I can be sympathetic to a claim that a method is more effective solving a complicated problem than a simple one. On the otherhand, if it turns out that the body of theory on which the proposed method has been built, the same proposed method that is presumably correct for the complicated case, cannot deal with a pedagogic toy scenario correctly, that raises my eyebrows.
Andrew Gelman summarize it pretty nicely his take on it.
Coming from a statistic background, casual inference is a growing thing now and several government sponsor research have been pushing for it.
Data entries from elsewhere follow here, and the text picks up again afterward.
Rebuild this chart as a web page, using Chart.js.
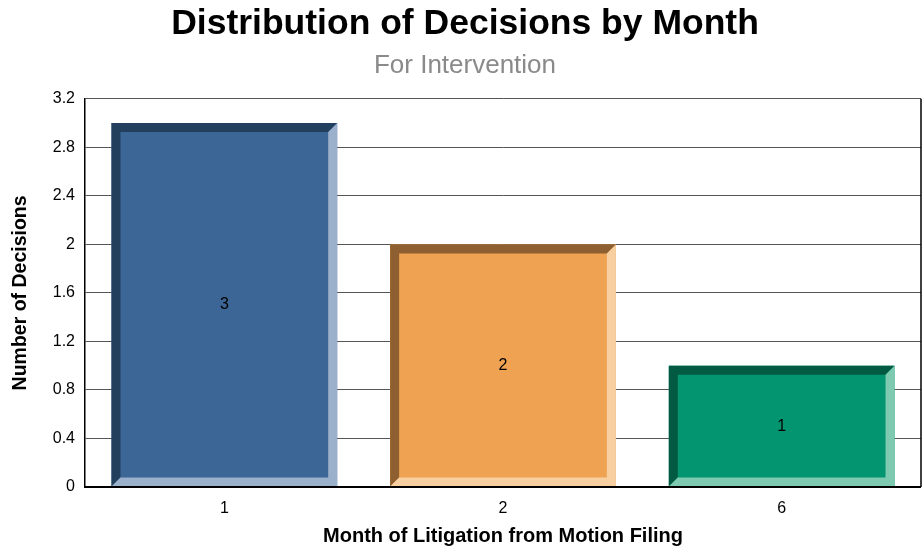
<!DOCTYPE html>
<html>
<head>
<meta charset="utf-8">
<script src="https://cdn.jsdelivr.net/npm/chart.js@4"></script>
<style>
  html, body { margin: 0; padding: 0; background: #fff; }
  #wrap { width: 924px; height: 548px; }
</style>
</head>
<body>
<div id="wrap"><canvas id="chart" width="924" height="548"></canvas></div>
<script>
const months = ['1', '2', '6'];
const decisions = [3, 2, 1];
const barColors = ['#3b6696', '#efa352', '#039570'];
const darkEdges = ['#223f5e', '#8e5f30', '#025a42'];
const lightEdges = ['#9ab0cb', '#f7cfa1', '#7ecab1'];
const yTicks = [0, 0.4, 0.8, 1.2, 1.6, 2, 2.4, 2.8, 3.2];

const FONT = "'Liberation Sans', Arial, sans-serif";

// bevelled look: dark top/left, light right/bottom
const bevelPlugin = {
    id: 'bevel',
    afterDatasetsDraw: function(chart) {
        const ctx = chart.ctx;
        const meta = chart.getDatasetMeta(0);
        meta.data.forEach(function(bar, i) {
            const L = bar.x - bar.width / 2, R = bar.x + bar.width / 2;
            const T = bar.y, B = bar.base;
            const b = 9;
            ctx.save();
            ctx.fillStyle = darkEdges[i];
            ctx.beginPath();
            ctx.moveTo(L, T); ctx.lineTo(R, T); ctx.lineTo(R - b, T + b);
            ctx.lineTo(L + b, T + b); ctx.lineTo(L + b, B - b); ctx.lineTo(L, B);
            ctx.closePath(); ctx.fill();
            ctx.fillStyle = lightEdges[i];
            ctx.beginPath();
            ctx.moveTo(R, T); ctx.lineTo(R, B); ctx.lineTo(L, B);
            ctx.lineTo(L + b, B - b); ctx.lineTo(R - b, B - b); ctx.lineTo(R - b, T + b);
            ctx.closePath(); ctx.fill();

            ctx.fillStyle = '#000';
            ctx.font = '16px ' + FONT;
            ctx.textAlign = 'center';
            ctx.textBaseline = 'middle';
            ctx.fillText(String(decisions[i]), bar.x, (T + B) / 2);
            ctx.restore();
        });

        // frame: right edge and bottom axis
        const a = chart.chartArea;
        ctx.save();
        ctx.strokeStyle = '#000';
        ctx.lineWidth = 1.5;
        ctx.beginPath();
        ctx.moveTo(a.right, a.top); ctx.lineTo(a.right, a.bottom);
        ctx.stroke();
        ctx.lineWidth = 2;
        ctx.beginPath();
        ctx.moveTo(a.left, a.bottom); ctx.lineTo(a.right, a.bottom);
        ctx.stroke();
        ctx.restore();
    }
};

new Chart(document.getElementById('chart').getContext('2d'), {
    type: 'bar',
    data: {
        labels: months,
        datasets: [{
            data: decisions,
            backgroundColor: barColors,
            borderWidth: 0,
            categoryPercentage: 1,
            barPercentage: 0.81
        }]
    },
    options: {
        responsive: false,
        animation: false,
        layout: { padding: { left: 9, right: 3, top: 0, bottom: 0 } },
        plugins: {
            legend: { display: false },
            tooltip: { enabled: false },
            title: {
                display: true,
                text: 'Distribution of Decisions by Month',
                color: '#000',
                font: { family: FONT, size: 35.5, weight: 'bold', lineHeight: 1.2 },
                padding: { top: 3, bottom: 5 }
            },
            subtitle: {
                display: true,
                text: 'For Intervention',
                color: '#8a8a8a',
                font: { family: FONT, size: 26, lineHeight: 1.2 },
                padding: { top: 0, bottom: 17 }
            }
        },
        scales: {
            x: {
                afterFit: function(scale) { scale.height = 61; },
                grid: { display: false, drawTicks: false },
                border: { display: false },
                ticks: { color: '#000', font: { family: FONT, size: 16 }, padding: 12 },
                title: {
                    display: true,
                    text: 'Month of Litigation from Motion Filing',
                    color: '#000',
                    font: { family: FONT, size: 20, weight: 'bold', lineHeight: 1.2 },
                    padding: { top: 0, bottom: 0 }
                }
            },
            y: {
                min: 0,
                max: 3.2,
                afterBuildTicks: function(scale) {
                    scale.ticks = yTicks.map(v => ({ value: v }));
                },
                afterFit: function(scale) { scale.width = 76; },
                grid: { color: '#555', drawTicks: false, lineWidth: 1 },
                border: { display: true, color: '#000', width: 1.5 },
                ticks: {
                    color: '#000',
                    font: { family: FONT, size: 16 },
                    padding: 10,
                    callback: function(v) { return String(+v.toFixed(1)); }
                },
                title: {
                    display: true,
                    text: 'Number of Decisions',
                    color: '#000',
                    font: { family: FONT, size: 19.5, weight: 'bold', lineHeight: 1.2 },
                    padding: { top: 0, bottom: 0 }
                }
            }
        }
    },
    plugins: [bevelPlugin]
});
</script>
</body>
</html>
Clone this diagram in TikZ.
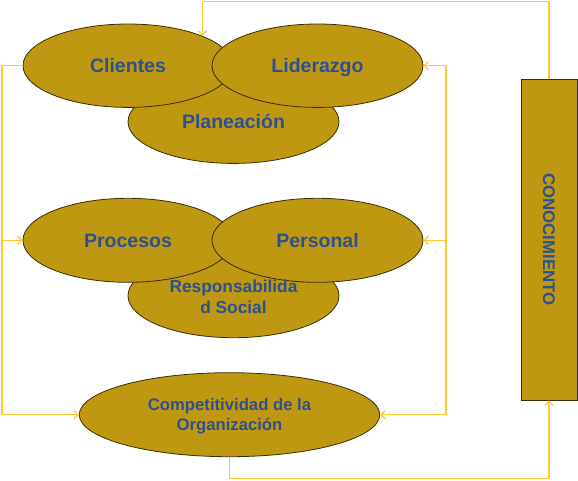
\documentclass[tikz,border=0pt]{standalone}
\usepackage{fontspec}
\setmainfont{Liberation Sans}
\usetikzlibrary{shapes.geometric,arrows.meta}
\definecolor{gold}{HTML}{BE9811}
\definecolor{txtblue}{HTML}{2D5190}
\definecolor{conn}{HTML}{FFC838}
\definecolor{edge}{HTML}{3A2E05}
\tikzset{
  oval/.style={ellipse, draw=edge, line width=0.8pt, fill=gold, inner sep=0pt,
    text=txtblue, font=\bfseries\fontsize{19.5}{23}\selectfont, align=center, text depth=0pt},
  lbl/.style={text=txtblue, align=center, inner sep=0pt},
  link/.style={draw=conn, line width=1.3pt},
  arr/.style={link, -{Straight Barb[length=4pt,width=8pt]}}
}
\begin{document}
\begin{tikzpicture}[x=1pt,y=-1pt]
\useasboundingbox (0,0) rectangle (578,480);
% helper coordinates
\coordinate (L) at (2,0);
\coordinate (R) at (446,0);
\coordinate (T) at (0,1.5);
\coordinate (B) at (0,478.3);
% upper group
\node[oval, minimum width=211pt, minimum height=83.4pt] (plan) at (233.5,121.7) {Planeación};
\node[oval, minimum width=210pt, minimum height=83.4pt] (cli) at (128,65.7) {Clientes};
\node[oval, minimum width=211pt, minimum height=83.4pt] (lid) at (317.5,65.7) {Liderazgo};
% middle group
\node[oval, minimum width=211pt, minimum height=84pt] (resp) at (233.5,295.7) {};
\node[oval, minimum width=210pt, minimum height=84pt] (proc) at (128,240.3) {Procesos};
\node[oval, minimum width=211pt, minimum height=84pt] (pers) at (317.5,240.3) {Personal};
\node[lbl, font=\bfseries\fontsize{17.3}{20.7}\selectfont, text depth=0pt] (resptxt) at (233.5,297) {Responsabilida\\d Social};
% bottom
\node[oval, minimum width=300.5pt, minimum height=84pt, font=\bfseries\fontsize{16.7}{20}\selectfont] (comp) at (229.5,414.7) {Competitividad de la\\Organización};
% knowledge bar
\node[draw=edge, line width=0.8pt, fill=gold, minimum width=56pt, minimum height=321pt, inner sep=0pt] (K) at (549,239.5) {};
\node[lbl, rotate=-90, font=\bfseries\fontsize{16.8}{20}\selectfont] (Ktxt) at (K.center) {CONOCIMIENTO};
% connectors
\draw[arr] (K.north) -- (K.north |- T) -| (cli.north east);
\draw[arr] (cli.west) -- (cli.west -| L) |- (comp.west);
\draw[arr] (proc.west -| L) -- (proc.west);
\draw[arr] (comp.east -| R) |- (lid.east);
\draw[arr] (pers.east -| R) -- (pers.east);
\draw[arr] (comp.east -| R) -- (comp.east);
\draw[arr] (comp.south) -- (comp.south |- B) -| (K.south);
\end{tikzpicture}
\end{document}
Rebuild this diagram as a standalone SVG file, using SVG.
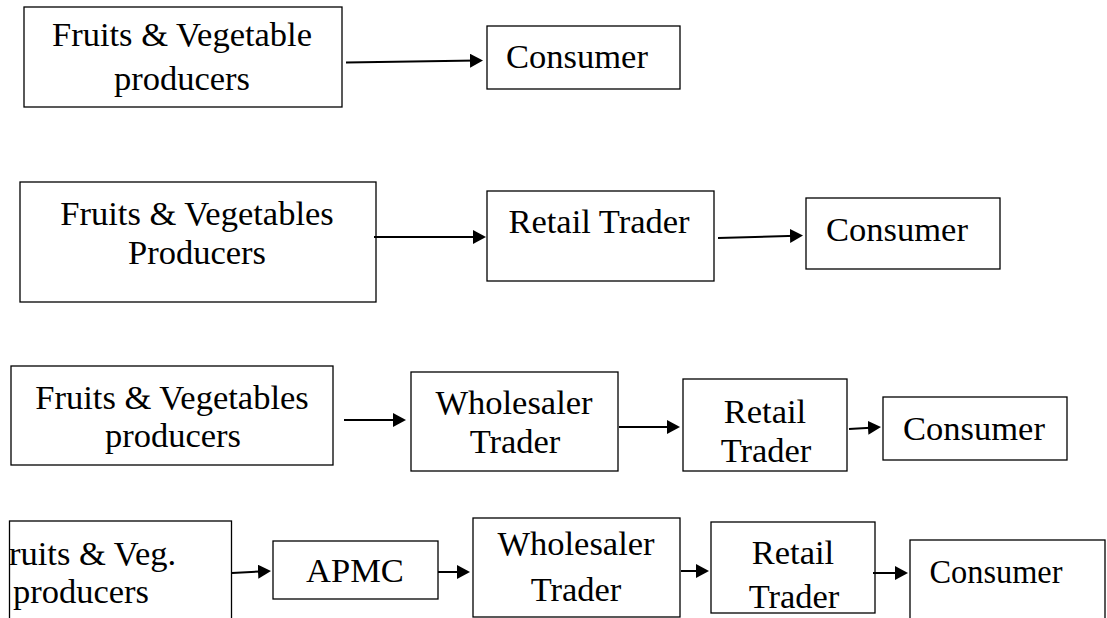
<svg xmlns="http://www.w3.org/2000/svg" width="1107" height="618" viewBox="0 0 1107 618">
  <style>
    .box { fill: #fff; stroke: #000; stroke-width: 1.3; }
    .lbl { font-family: "Liberation Serif", "Times New Roman", serif; font-size: 34.5px; fill: #000; text-anchor: middle; }
    .lft { text-anchor: start; }
    .con { fill: none; stroke: #000; stroke-width: 2; }
  </style>
  <defs>
    <marker id="head" markerUnits="userSpaceOnUse" markerWidth="14" markerHeight="14" refX="7" refY="7" orient="auto">
      <path d="M0,0 L13,7 L0,14 Z" fill="#000"/>
    </marker>
  </defs>
  <rect width="1107" height="618" fill="#fff"/>

  <!-- Channel 1: producer direct to consumer -->
  <g id="c1-producers">
    <rect class="box" x="24" y="7" width="318" height="100"/>
    <text class="lbl" x="182" y="46">Fruits &amp; Vegetable</text>
    <text class="lbl" x="182" y="90">producers</text>
  </g>
  <g id="c1-consumer">
    <rect class="box" x="487" y="26" width="193" height="63"/>
    <text class="lbl" x="577" y="68">Consumer</text>
  </g>

  <!-- Channel 2: via retail trader -->
  <g id="c2-producers">
    <rect class="box" x="20" y="182" width="356" height="120"/>
    <text class="lbl" x="197" y="225">Fruits &amp; Vegetables</text>
    <text class="lbl" x="197" y="264">Producers</text>
  </g>
  <g id="c2-retail">
    <rect class="box" x="487" y="191" width="227" height="90"/>
    <text class="lbl" x="599" y="233">Retail Trader</text>
  </g>
  <g id="c2-consumer">
    <rect class="box" x="806" y="198" width="194" height="71"/>
    <text class="lbl" x="897" y="241">Consumer</text>
  </g>

  <!-- Channel 3: via wholesaler and retailer -->
  <g id="c3-producers">
    <rect class="box" x="11" y="366" width="322" height="99"/>
    <text class="lbl" x="172" y="409">Fruits &amp; Vegetables</text>
    <text class="lbl" x="173" y="447">producers</text>
  </g>
  <g id="c3-wholesaler">
    <rect class="box" x="411" y="372" width="207" height="99"/>
    <text class="lbl" x="514" y="414">Wholesaler</text>
    <text class="lbl" x="515" y="453">Trader</text>
  </g>
  <g id="c3-retail">
    <rect class="box" x="683" y="379" width="164" height="92"/>
    <text class="lbl" x="765" y="423">Retail</text>
    <text class="lbl" x="766" y="462">Trader</text>
  </g>
  <g id="c3-consumer">
    <rect class="box" x="883" y="397" width="184" height="63"/>
    <text class="lbl" x="974" y="440">Consumer</text>
  </g>

  <!-- Channel 4: via APMC, wholesaler and retailer -->
  <g id="c4-producers">
    <rect class="box" x="9.5" y="521" width="222" height="110"/>
    <text class="lbl lft" x="9" y="565">ruits &amp; Veg.</text>
    <text class="lbl lft" x="13" y="603">producers</text>
  </g>
  <g id="c4-apmc">
    <rect class="box" x="273" y="541" width="165" height="58"/>
    <text class="lbl" x="355" y="582">APMC</text>
  </g>
  <g id="c4-wholesaler">
    <rect class="box" x="473" y="518" width="207" height="99"/>
    <text class="lbl" x="576" y="555">Wholesaler</text>
    <text class="lbl" x="576" y="601">Trader</text>
  </g>
  <g id="c4-retail">
    <rect class="box" x="711" y="522" width="164" height="91"/>
    <text class="lbl" x="793" y="564">Retail</text>
    <text class="lbl" x="794" y="608">Trader</text>
  </g>
  <g id="c4-consumer">
    <rect class="box" x="910" y="540" width="195" height="90"/>
    <text class="lbl" x="996" y="583" textLength="133" lengthAdjust="spacingAndGlyphs">Consumer</text>
  </g>

  <!-- Connectors -->
  <g id="connectors">
    <path class="con" marker-end="url(#head)" d="M346,62.5 L477,60.6"/>
    <path class="con" marker-end="url(#head)" d="M374,237 L480,237"/>
    <path class="con" marker-end="url(#head)" d="M718,238 L797,235.7"/>
    <path class="con" marker-end="url(#head)" d="M344,420 L400,420"/>
    <path class="con" marker-end="url(#head)" d="M619,427 L674,427"/>
    <path class="con" marker-end="url(#head)" d="M849,429 L875,427.4"/>
    <path class="con" marker-end="url(#head)" d="M232,573 L265,571.3"/>
    <path class="con" marker-end="url(#head)" d="M438,572 L464,572"/>
    <path class="con" marker-end="url(#head)" d="M681,571 L703,571"/>
    <path class="con" marker-end="url(#head)" d="M873,573 L902,573"/>
  </g>
</svg>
Casual inference from statistic point of view is base on missing data, basically Rudin stuff. It's pretty dang interesting to me. I'm sure there are many ways of looking at the same thing. Linear regression you can look at it in more of a optimal math problem with cost function or you can look at it in statitic using maximum likelihood estimation. Both have it's pro and con, with MLE you get a confidence interval. In my bias opinion I feel that statistic is only about data and it's a great domain for casual inference.
There's no need to put a field down to make yours better. But if it's constructive criticism (pro/con, contrast) I think it make both fields better. Pearl attitude is off putting when you try to read his stuff. We're all human and have vary degree of ego, if you're going to try to convince us that do calculus and your ways is better be objective about it or word things better. If you don't want to convince people then just be blunt as hell.
Michael Nielson has a nice post (circa 2012) on the topic at http://www.michaelnielsen.org/ddi/if-correlation-doesnt-impl... with comments at
"About the exposition of causal inference, I have little to say."
That would have been interesting though.
Personally I believe there is no why (no causality at all). Rather we love to think it exists because it reduces our uncertainty. It's too much to accept our whole reality is just a bunch of random coincidences.
All this is to say, it was probably a mistake for the publisher to order the narration, but I am really glad they did.
For example, consider what happens if we try to describe a causal diagram in words
"A points to B, A points to X, B points to Y, and X points to Y. Now, if we apply do(X) to the diagram, we see that we can Y is now no longer a child of..."
or even simple formulas in words:
"P of A given B times P of B is equal to P of B given A times P of A"
For most of us, this sort of deal is hard to "get" and would be much better served if we just looked at a visual diagram or saw the equation.
I personally had to repeat many sections over and over again with a notebook and pencil in hand to truly understand what was being read to me... but if I'm taking notes and creating visuals for myself, then I might as well have just gotten the paper variant of this book lol.
I'd recommend audio for fiction, or non-fiction with an engaging storyline (ex: Bad Blood), which this is not.
Nonetheless, I'd still recommend the book.
I can't tell if this is a typo in the original text, or a typo from the person complaining about a lack of care.